By Philip Newton (England)


There is a moment in Tender Mercies from which I understood its characters, and the fears and regrets which kept them from living fulfilling lives, that moment came from lead character Mac Sledge when saying “I don’t like happiness, never trusted it, never have, never will”. Those words said with such clarity of truth and honesty speak volumes of this man’s life, his hardships and turmoil’s and are delivered by a truly exceptional actor finding the right tone and voice for a man minimal in words however words which reflect a lifetime of pain.

The actor is Robert Duvall, whom won a well-deserved academy award for this performance, he is better known to many as the trusted advisor Tom Hagan in The Godfather which in every way contrasts what he does in this film. Duvall plays Mac Sledge a washed up country singer fallen from grace although at the beginning we are not aware of this, he simply is a drunken man, you know the sort who you find slumped on a bench in any town not taking a second thought to how they got there or what they perhaps could have stood for in the world. When we are introduced to him he is hung over at a motel unkempt and dishevelled, he has no home or money and asks for a job from the owner Rosa Lee (Tess Harper) whom accepts and the two begin a relationship.

We begin to learn of Mac’s former fame as a country singer and how he let booze ruin it, with this came the family he left behind, his wife and a young child.
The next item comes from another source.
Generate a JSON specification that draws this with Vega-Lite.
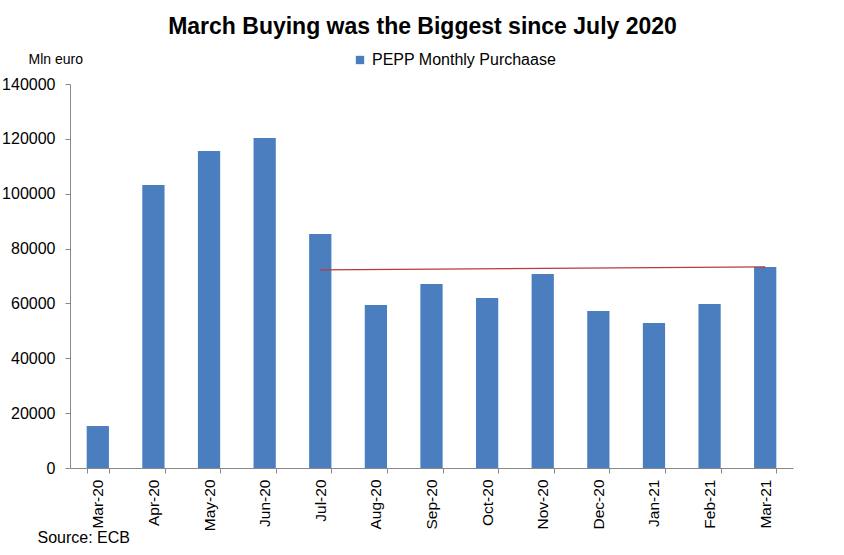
{
  "$schema": "https://vega.github.io/schema/vega-lite/v6.json",
  "width": 723,
  "height": 384,
  "autosize": {"type": "none"},
  "padding": {"left": 70, "top": 84, "right": 51, "bottom": 87},
  "background": "white",
  "config": {
    "font": "Liberation Sans",
    "view": {"stroke": null}
  },
  "title": {
    "text": "March Buying was the Biggest since July 2020",
    "fontSize": 23,
    "fontWeight": "bold",
    "color": "black",
    "anchor": "middle",
    "offset": 13,
    "dx": -9
  },
  "datasets": {
    "bars": [
      {"month": "Mar-20", "value": 15300, "series": "PEPP Monthly Purchaase"},
      {"month": "Apr-20", "value": 103200, "series": "PEPP Monthly Purchaase"},
      {"month": "May-20", "value": 115600, "series": "PEPP Monthly Purchaase"},
      {"month": "Jun-20", "value": 120300, "series": "PEPP Monthly Purchaase"},
      {"month": "Jul-20", "value": 85300, "series": "PEPP Monthly Purchaase"},
      {"month": "Aug-20", "value": 59400, "series": "PEPP Monthly Purchaase"},
      {"month": "Sep-20", "value": 67100, "series": "PEPP Monthly Purchaase"},
      {"month": "Oct-20", "value": 62000, "series": "PEPP Monthly Purchaase"},
      {"month": "Nov-20", "value": 70700, "series": "PEPP Monthly Purchaase"},
      {"month": "Dec-20", "value": 57200, "series": "PEPP Monthly Purchaase"},
      {"month": "Jan-21", "value": 52900, "series": "PEPP Monthly Purchaase"},
      {"month": "Feb-21", "value": 59800, "series": "PEPP Monthly Purchaase"},
      {"month": "Mar-21", "value": 73300, "series": "PEPP Monthly Purchaase"}
    ],
    "trend": [
      {"month": "Jul-20", "value": 72200},
      {"month": "Mar-21", "value": 73300}
    ]
  },
  "layer": [
    {
      "data": {"name": "bars"},
      "mark": {"type": "bar"},
      "encoding": {
        "x": {
          "field": "month",
          "type": "nominal",
          "sort": null,
          "scale": {"paddingInner": 0.6, "paddingOuter": 0.3},
          "axis": {
            "title": "Source: ECB",
            "titleFontSize": 16,
            "titleFontWeight": "normal",
            "titleColor": "black",
            "titleAnchor": "start",
            "titleAlign": "left",
            "titleBaseline": "middle",
            "titleX": -33,
            "titleY": 69,
            "labelAngle": -90,
            "labelAlign": "right",
            "labelBaseline": "middle",
            "labelFontSize": 15.5,
            "labelColor": "black",
            "labelPadding": 6,
            "tickBand": "extent",
            "tickSize": 5,
            "tickColor": "#888888",
            "domainColor": "#888888",
            "grid": false
          }
        },
        "y": {
          "field": "value",
          "type": "quantitative",
          "scale": {"domain": [0, 140000], "nice": false},
          "axis": {
            "title": "Mln euro",
            "titleAngle": 0,
            "titleFontSize": 14,
            "titleFontWeight": "normal",
            "titleColor": "black",
            "titleAlign": "left",
            "titleBaseline": "middle",
            "titleX": -42,
            "titleY": -25,
            "values": [0, 20000, 40000, 60000, 80000, 100000, 120000, 140000],
            "format": "d",
            "labelFontSize": 16,
            "labelColor": "black",
            "labelPadding": 10,
            "tickSize": 5,
            "tickColor": "#888888",
            "domainColor": "#888888",
            "grid": false
          }
        },
        "color": {
          "field": "series",
          "type": "nominal",
          "scale": {"range": ["#4a7ebf"]},
          "legend": {
            "title": null,
            "orient": "none",
            "legendX": 282,
            "legendY": -32,
            "symbolType": "square",
            "symbolSize": 70,
            "labelFontSize": 16,
            "labelLimit": 400,
            "labelColor": "black",
            "labelOffset": 4
          }
        }
      }
    },
    {
      "data": {"name": "trend"},
      "mark": {"type": "line", "color": "#b83a3a", "strokeWidth": 1.2},
      "encoding": {
        "x": {"field": "month", "type": "nominal", "sort": null},
        "y": {"field": "value", "type": "quantitative"}
      }
    }
  ]
}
Rosa likewise has pains of her own, her husband died in Vietnam leaving her alone to raise her young son and the two perhaps see each other as a second chance for happiness.

Fortune smiles on Mac when a local band want him to perform in their group as they are big fans of his, the moment when the boys see Mac reminded me of how I would feel meeting an idol, the joy and adulation of it and no matter how far they would have fallen from mass popularity, to me they would always still have that aura that captivated me in their heyday. In this moment Mac became something different to me he no longer represented a drunken failure but a man with pride and integrity for a talent which he still is passionate about.

The scene which captures the depth of Mac’s pain occurs in a conversation with his estranged daughter, meeting again trying to rekindle their relationship lost she mentions a song he used to sing her as a child, she names the song Mac says he doesn’t remember it. When she leaves Mac stands at the window and sings the song as if it has never left him. I loved the directing of this scene so simple yet poignant; the camera is positioned so we see Mac in long shot and as a lone figure showing the whole open space of the room.

I wondered why we didn’t see a close up of Mac and the emotion that evoked old memories while singing that song. Wouldn’t that have made us as an audience more connected to him and the scene as a whole? However I suppose that is what the scene is about, much like the film the distrust of happiness and his admission to the song would allow for a connection he is simply not ready for. The singing to himself is his own personal moment of happiness even if it is brief but it can be controlled and should be Mac’s moment alone, the distance in the frame between him and us does justice to the isolation of the character.

Duvall is an actor who always brings a high degree of authenticity to his roles, in The Godfather his loyalty as Hagan is honest and true, in Network his performance as a ruthless Network executive is chilling. Here he brings a man who changes our perception and much unlike the drunken man slumped on a bench we are given the opportunity to find the truth behind our initial prejudices. Duvall creates a quiet understated performance which compliments both the direction and the screenplay being subtle and delicate allowing us to hear the characters words and to feel their pain.